▸ Data lines:
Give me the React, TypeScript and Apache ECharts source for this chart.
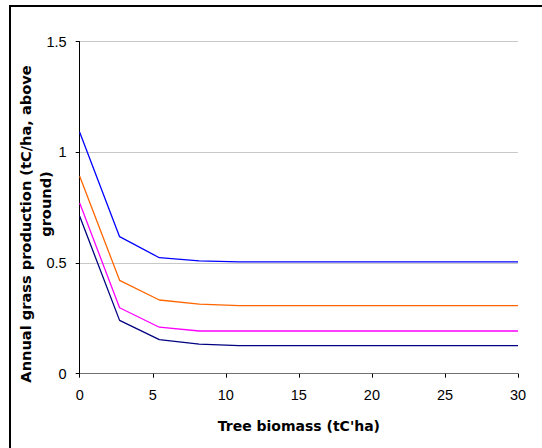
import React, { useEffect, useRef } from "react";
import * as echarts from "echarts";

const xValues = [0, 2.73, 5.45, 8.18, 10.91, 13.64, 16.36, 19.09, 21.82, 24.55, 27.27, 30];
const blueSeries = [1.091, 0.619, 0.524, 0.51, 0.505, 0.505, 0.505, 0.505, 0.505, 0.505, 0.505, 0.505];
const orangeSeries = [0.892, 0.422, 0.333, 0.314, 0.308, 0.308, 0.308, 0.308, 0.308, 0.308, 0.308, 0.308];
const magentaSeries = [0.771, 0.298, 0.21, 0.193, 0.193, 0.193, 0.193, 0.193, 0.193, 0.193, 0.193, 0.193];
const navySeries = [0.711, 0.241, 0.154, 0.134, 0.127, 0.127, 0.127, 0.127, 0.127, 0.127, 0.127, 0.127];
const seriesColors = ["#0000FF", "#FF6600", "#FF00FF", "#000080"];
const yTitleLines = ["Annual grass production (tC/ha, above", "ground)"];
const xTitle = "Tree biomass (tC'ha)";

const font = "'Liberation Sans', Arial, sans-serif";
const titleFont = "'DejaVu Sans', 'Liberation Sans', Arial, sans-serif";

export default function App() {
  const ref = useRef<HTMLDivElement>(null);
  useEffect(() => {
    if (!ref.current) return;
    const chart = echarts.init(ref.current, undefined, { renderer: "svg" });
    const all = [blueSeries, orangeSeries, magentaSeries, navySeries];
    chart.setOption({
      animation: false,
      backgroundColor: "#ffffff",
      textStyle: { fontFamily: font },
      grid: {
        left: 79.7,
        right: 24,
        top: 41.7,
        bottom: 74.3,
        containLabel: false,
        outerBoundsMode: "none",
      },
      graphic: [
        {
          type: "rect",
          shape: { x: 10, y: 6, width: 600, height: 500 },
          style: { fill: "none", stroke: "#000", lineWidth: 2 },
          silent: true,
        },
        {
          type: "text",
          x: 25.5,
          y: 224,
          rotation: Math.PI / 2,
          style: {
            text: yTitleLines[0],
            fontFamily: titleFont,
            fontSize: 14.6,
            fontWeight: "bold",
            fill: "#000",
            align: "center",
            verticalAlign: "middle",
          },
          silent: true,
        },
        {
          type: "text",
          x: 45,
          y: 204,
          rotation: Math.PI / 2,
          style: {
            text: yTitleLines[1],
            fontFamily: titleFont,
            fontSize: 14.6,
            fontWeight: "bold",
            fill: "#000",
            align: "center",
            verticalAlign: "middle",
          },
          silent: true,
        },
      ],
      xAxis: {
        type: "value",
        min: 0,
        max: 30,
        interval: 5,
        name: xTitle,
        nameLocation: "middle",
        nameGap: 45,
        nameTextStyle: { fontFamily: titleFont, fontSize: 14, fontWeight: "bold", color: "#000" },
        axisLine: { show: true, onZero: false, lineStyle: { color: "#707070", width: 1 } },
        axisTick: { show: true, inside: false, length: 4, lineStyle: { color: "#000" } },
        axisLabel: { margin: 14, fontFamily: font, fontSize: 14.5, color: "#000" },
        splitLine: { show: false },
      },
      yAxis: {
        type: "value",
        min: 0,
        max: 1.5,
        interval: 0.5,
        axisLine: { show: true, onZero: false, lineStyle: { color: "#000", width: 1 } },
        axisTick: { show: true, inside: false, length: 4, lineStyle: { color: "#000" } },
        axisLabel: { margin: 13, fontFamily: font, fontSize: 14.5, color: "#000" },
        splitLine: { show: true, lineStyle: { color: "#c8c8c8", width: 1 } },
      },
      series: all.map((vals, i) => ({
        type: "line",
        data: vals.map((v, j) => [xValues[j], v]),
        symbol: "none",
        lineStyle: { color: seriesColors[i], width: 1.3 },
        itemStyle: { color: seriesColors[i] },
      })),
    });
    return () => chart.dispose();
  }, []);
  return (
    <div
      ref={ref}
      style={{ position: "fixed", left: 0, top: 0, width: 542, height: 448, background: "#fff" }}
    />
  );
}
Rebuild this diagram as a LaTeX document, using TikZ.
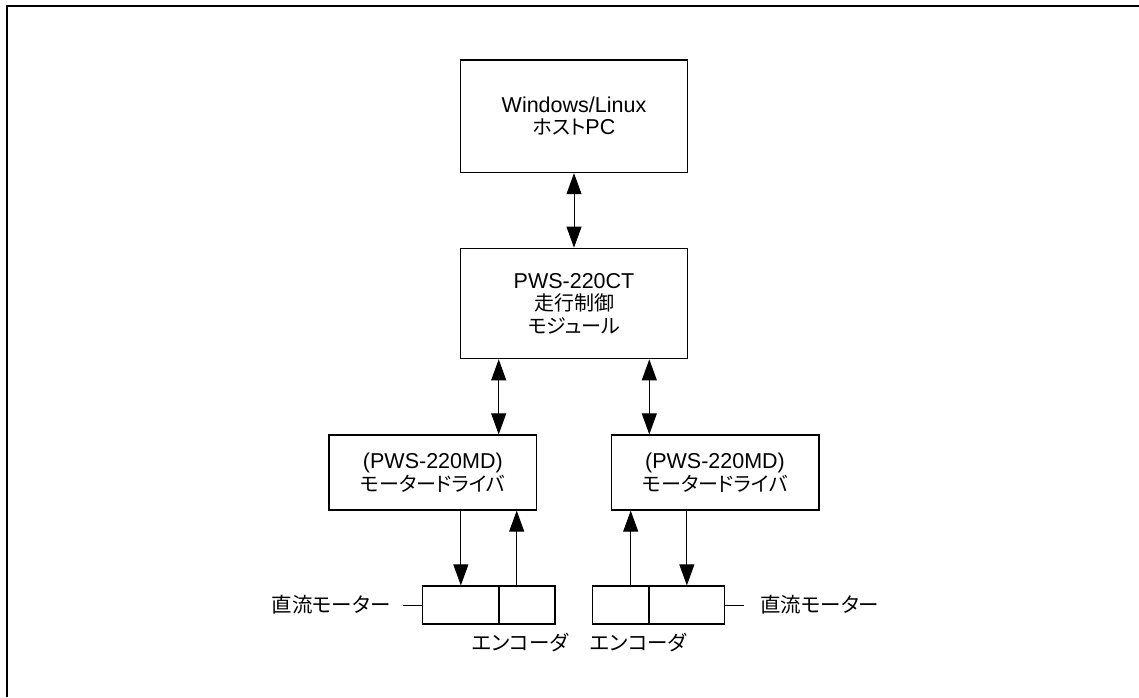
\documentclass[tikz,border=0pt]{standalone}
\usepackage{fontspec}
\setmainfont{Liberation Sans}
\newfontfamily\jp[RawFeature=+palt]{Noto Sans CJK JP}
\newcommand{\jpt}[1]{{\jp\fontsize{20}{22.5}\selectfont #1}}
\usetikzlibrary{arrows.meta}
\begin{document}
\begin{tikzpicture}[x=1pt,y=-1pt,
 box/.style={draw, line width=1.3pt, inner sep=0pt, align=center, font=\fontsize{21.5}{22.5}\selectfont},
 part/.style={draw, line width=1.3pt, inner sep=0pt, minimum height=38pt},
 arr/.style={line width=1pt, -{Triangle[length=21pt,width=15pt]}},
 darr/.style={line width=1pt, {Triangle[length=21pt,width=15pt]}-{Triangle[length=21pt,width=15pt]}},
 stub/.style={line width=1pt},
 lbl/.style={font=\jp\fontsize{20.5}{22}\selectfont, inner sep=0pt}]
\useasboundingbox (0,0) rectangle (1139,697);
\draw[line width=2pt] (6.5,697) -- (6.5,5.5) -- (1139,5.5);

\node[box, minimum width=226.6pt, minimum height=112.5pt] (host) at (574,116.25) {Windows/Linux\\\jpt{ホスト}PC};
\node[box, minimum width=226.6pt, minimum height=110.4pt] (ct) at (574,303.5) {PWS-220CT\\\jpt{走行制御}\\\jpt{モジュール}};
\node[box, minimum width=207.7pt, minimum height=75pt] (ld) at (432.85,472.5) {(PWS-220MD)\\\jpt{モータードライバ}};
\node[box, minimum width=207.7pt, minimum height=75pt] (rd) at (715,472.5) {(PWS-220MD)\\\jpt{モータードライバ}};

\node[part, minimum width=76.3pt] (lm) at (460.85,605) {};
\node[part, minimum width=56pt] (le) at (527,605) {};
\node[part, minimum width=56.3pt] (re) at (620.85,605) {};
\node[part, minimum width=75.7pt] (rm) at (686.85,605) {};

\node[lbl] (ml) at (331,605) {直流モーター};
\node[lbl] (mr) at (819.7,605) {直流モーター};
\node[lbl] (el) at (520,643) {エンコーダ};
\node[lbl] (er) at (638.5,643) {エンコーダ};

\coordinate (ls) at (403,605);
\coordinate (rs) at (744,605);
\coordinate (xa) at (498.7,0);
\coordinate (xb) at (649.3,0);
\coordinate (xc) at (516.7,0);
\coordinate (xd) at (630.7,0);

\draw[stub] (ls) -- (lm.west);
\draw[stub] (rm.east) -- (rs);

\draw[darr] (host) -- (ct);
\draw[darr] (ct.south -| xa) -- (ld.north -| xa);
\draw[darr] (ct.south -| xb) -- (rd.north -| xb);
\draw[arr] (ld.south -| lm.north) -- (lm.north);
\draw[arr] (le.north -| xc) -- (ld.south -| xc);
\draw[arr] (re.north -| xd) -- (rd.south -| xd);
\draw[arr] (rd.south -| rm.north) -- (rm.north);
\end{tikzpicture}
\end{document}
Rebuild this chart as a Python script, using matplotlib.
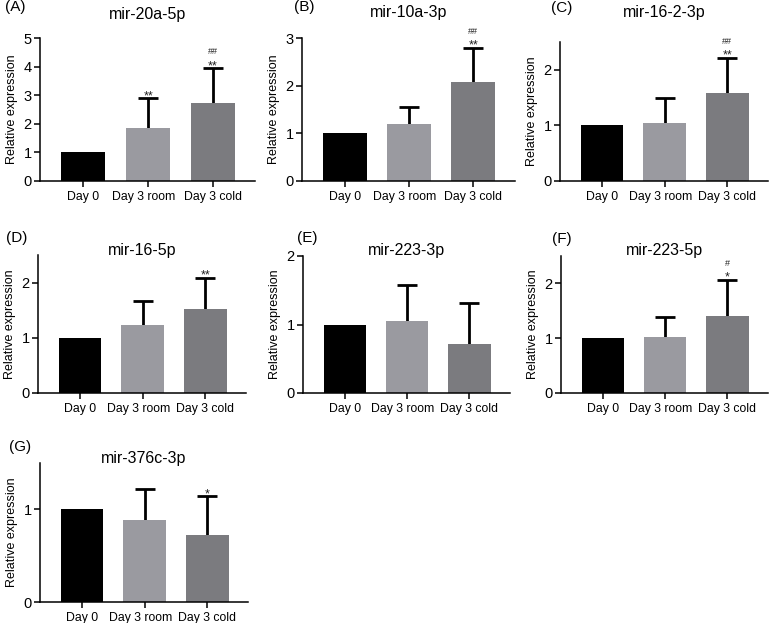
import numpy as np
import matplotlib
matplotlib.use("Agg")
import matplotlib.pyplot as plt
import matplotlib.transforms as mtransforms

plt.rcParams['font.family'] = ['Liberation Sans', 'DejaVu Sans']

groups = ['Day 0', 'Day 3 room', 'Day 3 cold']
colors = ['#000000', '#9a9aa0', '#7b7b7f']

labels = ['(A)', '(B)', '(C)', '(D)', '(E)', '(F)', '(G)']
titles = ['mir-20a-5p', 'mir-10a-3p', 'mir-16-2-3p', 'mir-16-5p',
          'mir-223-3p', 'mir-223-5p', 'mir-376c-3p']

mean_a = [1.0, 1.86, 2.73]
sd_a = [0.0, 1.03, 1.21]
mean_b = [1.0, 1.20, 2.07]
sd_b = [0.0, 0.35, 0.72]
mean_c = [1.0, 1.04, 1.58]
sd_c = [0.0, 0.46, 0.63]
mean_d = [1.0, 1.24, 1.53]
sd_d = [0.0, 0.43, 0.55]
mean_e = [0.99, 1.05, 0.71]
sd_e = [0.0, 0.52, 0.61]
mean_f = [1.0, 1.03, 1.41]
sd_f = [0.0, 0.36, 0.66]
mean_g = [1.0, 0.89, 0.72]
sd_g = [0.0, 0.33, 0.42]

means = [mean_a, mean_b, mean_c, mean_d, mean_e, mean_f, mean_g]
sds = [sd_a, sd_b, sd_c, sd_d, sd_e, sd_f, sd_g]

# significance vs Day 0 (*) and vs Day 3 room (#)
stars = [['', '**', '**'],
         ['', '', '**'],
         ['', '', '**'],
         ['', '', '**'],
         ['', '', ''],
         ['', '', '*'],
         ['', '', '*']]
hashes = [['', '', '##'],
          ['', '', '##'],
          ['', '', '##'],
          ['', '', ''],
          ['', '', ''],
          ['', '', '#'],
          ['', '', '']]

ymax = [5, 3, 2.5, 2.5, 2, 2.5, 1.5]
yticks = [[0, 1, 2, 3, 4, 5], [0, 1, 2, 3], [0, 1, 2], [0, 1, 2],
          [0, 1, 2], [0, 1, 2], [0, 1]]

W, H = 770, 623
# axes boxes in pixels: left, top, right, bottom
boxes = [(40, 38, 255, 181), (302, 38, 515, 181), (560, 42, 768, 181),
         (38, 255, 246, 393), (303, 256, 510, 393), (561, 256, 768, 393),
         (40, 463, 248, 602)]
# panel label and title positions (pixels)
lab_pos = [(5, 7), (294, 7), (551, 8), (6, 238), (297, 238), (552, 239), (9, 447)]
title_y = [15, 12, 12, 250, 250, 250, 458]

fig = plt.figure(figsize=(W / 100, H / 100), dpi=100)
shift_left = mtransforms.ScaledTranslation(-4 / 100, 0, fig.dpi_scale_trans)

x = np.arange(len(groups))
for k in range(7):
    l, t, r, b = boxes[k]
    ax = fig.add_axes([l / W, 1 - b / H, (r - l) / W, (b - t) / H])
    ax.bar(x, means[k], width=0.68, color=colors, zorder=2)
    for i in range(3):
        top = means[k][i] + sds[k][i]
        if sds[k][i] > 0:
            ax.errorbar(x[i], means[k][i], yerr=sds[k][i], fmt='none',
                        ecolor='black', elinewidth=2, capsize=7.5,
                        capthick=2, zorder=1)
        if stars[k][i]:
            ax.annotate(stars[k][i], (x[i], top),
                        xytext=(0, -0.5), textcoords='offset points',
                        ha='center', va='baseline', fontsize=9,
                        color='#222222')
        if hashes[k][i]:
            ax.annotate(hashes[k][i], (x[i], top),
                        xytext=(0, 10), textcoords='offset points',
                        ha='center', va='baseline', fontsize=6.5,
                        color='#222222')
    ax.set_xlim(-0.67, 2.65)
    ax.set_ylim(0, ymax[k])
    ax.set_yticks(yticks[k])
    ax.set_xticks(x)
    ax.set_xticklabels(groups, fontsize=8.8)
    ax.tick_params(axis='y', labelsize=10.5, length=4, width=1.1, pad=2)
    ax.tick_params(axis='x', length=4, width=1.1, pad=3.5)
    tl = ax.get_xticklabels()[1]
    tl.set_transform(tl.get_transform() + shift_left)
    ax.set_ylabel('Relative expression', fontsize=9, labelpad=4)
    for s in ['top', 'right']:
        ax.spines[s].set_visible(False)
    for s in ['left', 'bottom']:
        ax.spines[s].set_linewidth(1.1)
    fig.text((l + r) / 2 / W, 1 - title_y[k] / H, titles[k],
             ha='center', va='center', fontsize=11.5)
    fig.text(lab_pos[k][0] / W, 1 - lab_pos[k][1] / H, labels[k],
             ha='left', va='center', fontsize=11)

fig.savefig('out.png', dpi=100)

▸ Written exercise: Please quote exactly the run of lines that starts the entries and ends at the line containing "import * as", leaving out every picture.

▸ Response for this exercise:
Give me the React, TypeScript and Apache ECharts source for this chart.
import React, { useEffect, useRef } from "react";
import * as echarts from "echarts";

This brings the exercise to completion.